## [Supplied data]
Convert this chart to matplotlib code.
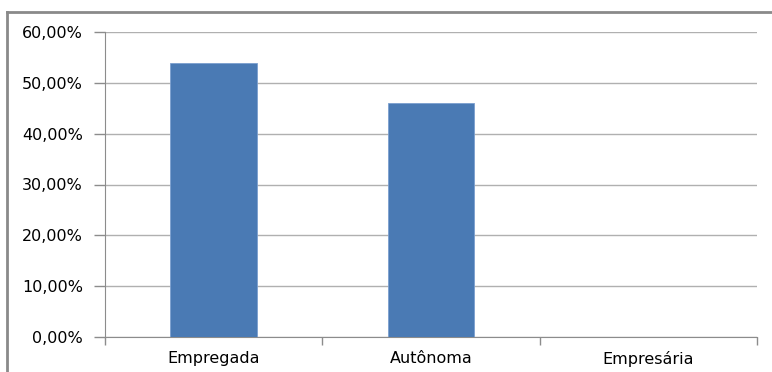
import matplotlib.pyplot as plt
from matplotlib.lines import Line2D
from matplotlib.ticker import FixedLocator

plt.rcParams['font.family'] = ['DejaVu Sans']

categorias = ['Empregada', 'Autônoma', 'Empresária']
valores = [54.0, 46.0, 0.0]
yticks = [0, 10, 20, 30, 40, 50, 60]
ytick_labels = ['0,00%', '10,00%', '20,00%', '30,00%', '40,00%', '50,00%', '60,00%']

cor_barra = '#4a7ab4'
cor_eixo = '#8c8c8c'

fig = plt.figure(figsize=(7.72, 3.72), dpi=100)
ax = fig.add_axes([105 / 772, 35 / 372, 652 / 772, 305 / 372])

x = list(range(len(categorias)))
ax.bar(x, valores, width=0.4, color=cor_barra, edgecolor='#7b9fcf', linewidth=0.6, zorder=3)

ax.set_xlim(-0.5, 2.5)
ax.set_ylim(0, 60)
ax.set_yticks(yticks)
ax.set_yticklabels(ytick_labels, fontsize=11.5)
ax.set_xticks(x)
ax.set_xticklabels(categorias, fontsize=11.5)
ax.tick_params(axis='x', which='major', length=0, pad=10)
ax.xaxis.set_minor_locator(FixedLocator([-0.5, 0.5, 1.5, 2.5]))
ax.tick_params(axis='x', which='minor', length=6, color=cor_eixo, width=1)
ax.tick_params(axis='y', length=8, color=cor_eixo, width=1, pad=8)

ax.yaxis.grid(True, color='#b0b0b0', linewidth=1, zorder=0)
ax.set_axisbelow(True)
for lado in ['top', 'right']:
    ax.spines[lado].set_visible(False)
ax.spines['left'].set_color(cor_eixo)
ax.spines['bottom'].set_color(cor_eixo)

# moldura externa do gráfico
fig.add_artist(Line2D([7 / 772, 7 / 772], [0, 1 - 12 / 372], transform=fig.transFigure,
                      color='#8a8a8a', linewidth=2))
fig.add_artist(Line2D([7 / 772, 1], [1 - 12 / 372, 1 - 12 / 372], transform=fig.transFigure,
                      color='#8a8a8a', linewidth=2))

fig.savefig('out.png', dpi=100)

---

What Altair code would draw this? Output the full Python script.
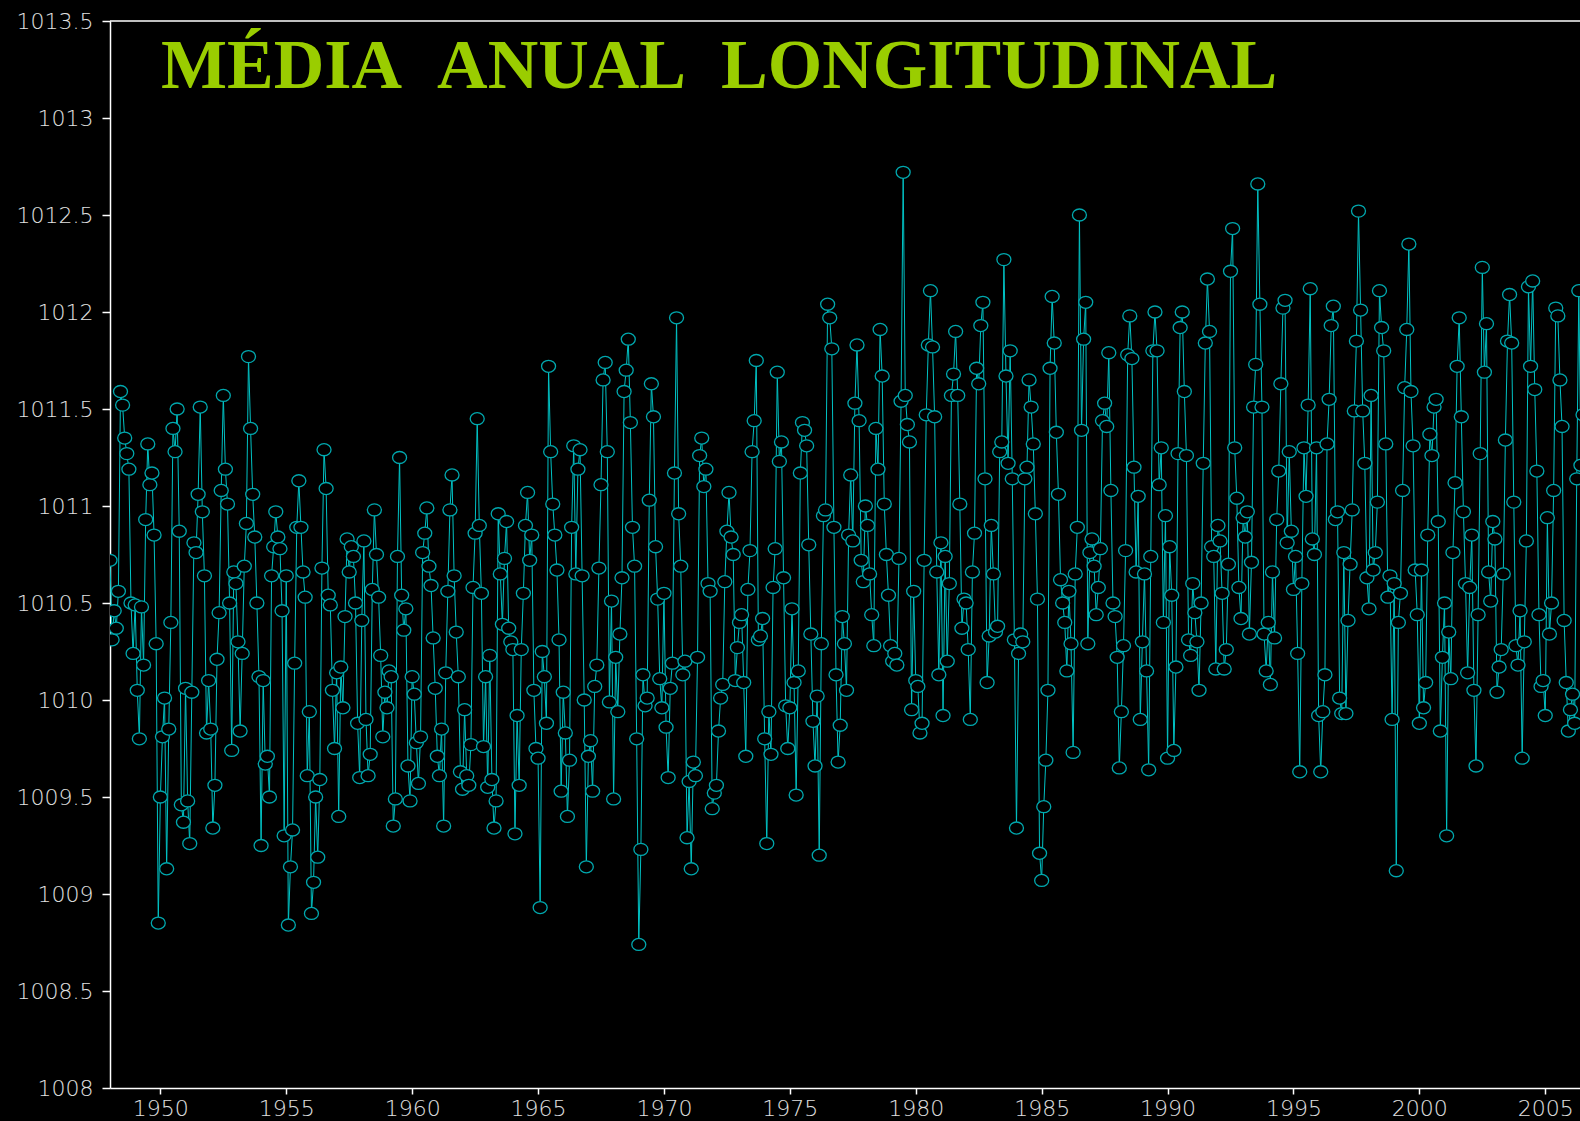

## [Work required]
Of the lines above, copy only those from the one holding "Convert this chart to matplotlib code." to the one holding "ax.spines['bottom'].set_color(cor_eixo)", both included, and exclude every image.

## [The answer]
Convert this chart to matplotlib code.
import matplotlib.pyplot as plt
from matplotlib.lines import Line2D
from matplotlib.ticker import FixedLocator

plt.rcParams['font.family'] = ['DejaVu Sans']

categorias = ['Empregada', 'Autônoma', 'Empresária']
valores = [54.0, 46.0, 0.0]
yticks = [0, 10, 20, 30, 40, 50, 60]
ytick_labels = ['0,00%', '10,00%', '20,00%', '30,00%', '40,00%', '50,00%', '60,00%']

cor_barra = '#4a7ab4'
cor_eixo = '#8c8c8c'

fig = plt.figure(figsize=(7.72, 3.72), dpi=100)
ax = fig.add_axes([105 / 772, 35 / 372, 652 / 772, 305 / 372])

x = list(range(len(categorias)))
ax.bar(x, valores, width=0.4, color=cor_barra, edgecolor='#7b9fcf', linewidth=0.6, zorder=3)

ax.set_xlim(-0.5, 2.5)
ax.set_ylim(0, 60)
ax.set_yticks(yticks)
ax.set_yticklabels(ytick_labels, fontsize=11.5)
ax.set_xticks(x)
ax.set_xticklabels(categorias, fontsize=11.5)
ax.tick_params(axis='x', which='major', length=0, pad=10)
ax.xaxis.set_minor_locator(FixedLocator([-0.5, 0.5, 1.5, 2.5]))
ax.tick_params(axis='x', which='minor', length=6, color=cor_eixo, width=1)
ax.tick_params(axis='y', length=8, color=cor_eixo, width=1, pad=8)

ax.yaxis.grid(True, color='#b0b0b0', linewidth=1, zorder=0)
ax.set_axisbelow(True)
for lado in ['top', 'right']:
    ax.spines[lado].set_visible(False)
ax.spines['left'].set_color(cor_eixo)
ax.spines['bottom'].set_color(cor_eixo)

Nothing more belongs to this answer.